• **Brief**: Everything from the first line down to the line containing "import pandas as pd" is to be retyped exactly, both ends included, with pictures left out.

• **Data extract**:

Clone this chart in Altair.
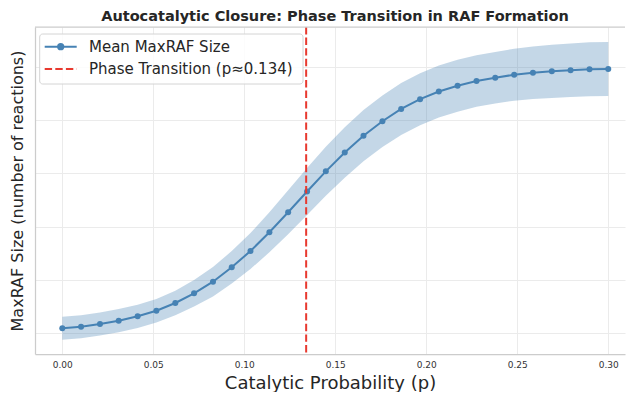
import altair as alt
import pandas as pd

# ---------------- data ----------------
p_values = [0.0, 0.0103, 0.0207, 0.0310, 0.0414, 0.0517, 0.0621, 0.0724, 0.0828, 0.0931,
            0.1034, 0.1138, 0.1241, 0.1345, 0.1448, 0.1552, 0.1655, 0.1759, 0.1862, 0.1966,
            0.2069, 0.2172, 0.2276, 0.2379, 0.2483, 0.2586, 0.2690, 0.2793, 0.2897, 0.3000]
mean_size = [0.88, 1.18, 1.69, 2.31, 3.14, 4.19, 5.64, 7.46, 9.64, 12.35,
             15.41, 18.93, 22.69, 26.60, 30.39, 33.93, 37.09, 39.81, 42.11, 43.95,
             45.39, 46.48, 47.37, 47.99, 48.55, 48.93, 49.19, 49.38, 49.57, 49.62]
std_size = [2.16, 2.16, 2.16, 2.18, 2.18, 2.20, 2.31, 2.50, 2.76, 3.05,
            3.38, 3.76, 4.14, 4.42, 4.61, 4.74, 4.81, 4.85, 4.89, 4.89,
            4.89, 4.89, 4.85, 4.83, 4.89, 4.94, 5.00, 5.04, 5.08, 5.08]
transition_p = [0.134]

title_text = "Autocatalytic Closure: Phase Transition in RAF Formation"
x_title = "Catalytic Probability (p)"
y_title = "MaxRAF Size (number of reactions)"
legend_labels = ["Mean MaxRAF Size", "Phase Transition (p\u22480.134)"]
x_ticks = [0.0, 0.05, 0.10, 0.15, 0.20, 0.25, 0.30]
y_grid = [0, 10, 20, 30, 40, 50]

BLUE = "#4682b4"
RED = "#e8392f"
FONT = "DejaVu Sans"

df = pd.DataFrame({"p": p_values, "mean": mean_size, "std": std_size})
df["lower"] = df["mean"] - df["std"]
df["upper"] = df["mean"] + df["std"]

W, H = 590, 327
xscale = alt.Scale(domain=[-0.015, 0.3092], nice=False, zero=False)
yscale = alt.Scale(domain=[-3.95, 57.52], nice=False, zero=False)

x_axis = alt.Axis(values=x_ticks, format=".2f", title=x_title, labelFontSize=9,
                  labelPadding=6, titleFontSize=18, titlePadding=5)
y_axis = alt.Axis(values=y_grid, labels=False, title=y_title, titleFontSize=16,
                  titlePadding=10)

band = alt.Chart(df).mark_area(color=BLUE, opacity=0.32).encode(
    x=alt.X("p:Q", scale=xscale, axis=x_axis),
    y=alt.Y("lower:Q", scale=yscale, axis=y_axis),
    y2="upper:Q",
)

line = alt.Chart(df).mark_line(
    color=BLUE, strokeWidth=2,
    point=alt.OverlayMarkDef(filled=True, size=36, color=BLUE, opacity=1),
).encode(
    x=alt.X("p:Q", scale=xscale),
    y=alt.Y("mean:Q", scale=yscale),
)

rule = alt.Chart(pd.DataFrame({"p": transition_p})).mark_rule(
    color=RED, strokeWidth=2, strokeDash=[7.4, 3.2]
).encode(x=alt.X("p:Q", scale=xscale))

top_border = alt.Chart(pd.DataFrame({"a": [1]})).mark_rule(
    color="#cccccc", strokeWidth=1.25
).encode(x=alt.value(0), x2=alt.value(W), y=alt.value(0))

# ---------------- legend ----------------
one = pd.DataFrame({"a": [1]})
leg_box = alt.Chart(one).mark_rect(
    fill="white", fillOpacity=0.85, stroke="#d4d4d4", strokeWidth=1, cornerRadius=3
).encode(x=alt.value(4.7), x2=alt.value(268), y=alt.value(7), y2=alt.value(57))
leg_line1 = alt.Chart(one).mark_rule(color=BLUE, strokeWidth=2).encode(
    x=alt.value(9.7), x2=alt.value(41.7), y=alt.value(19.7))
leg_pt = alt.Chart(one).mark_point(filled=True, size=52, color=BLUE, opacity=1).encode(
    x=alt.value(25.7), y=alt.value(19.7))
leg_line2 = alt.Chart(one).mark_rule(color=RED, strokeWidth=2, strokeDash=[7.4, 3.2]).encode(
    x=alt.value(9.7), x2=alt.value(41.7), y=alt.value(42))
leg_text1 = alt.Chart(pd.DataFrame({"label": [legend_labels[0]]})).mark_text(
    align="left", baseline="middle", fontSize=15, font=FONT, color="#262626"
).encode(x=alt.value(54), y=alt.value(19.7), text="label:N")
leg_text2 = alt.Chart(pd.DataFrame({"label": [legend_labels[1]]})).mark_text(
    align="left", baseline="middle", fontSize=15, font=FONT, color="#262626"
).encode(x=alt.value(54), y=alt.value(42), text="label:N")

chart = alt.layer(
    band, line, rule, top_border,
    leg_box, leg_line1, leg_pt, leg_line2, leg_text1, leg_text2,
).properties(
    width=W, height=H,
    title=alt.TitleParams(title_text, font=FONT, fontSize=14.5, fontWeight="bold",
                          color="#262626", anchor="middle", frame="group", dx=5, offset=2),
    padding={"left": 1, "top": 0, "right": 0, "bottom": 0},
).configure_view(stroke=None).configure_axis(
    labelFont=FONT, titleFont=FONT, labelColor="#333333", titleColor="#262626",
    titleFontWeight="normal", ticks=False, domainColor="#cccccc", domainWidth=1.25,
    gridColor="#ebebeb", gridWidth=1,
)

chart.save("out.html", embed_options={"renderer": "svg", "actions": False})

• **Full response**:
Clone this chart in Altair.
import altair as alt
import pandas as pd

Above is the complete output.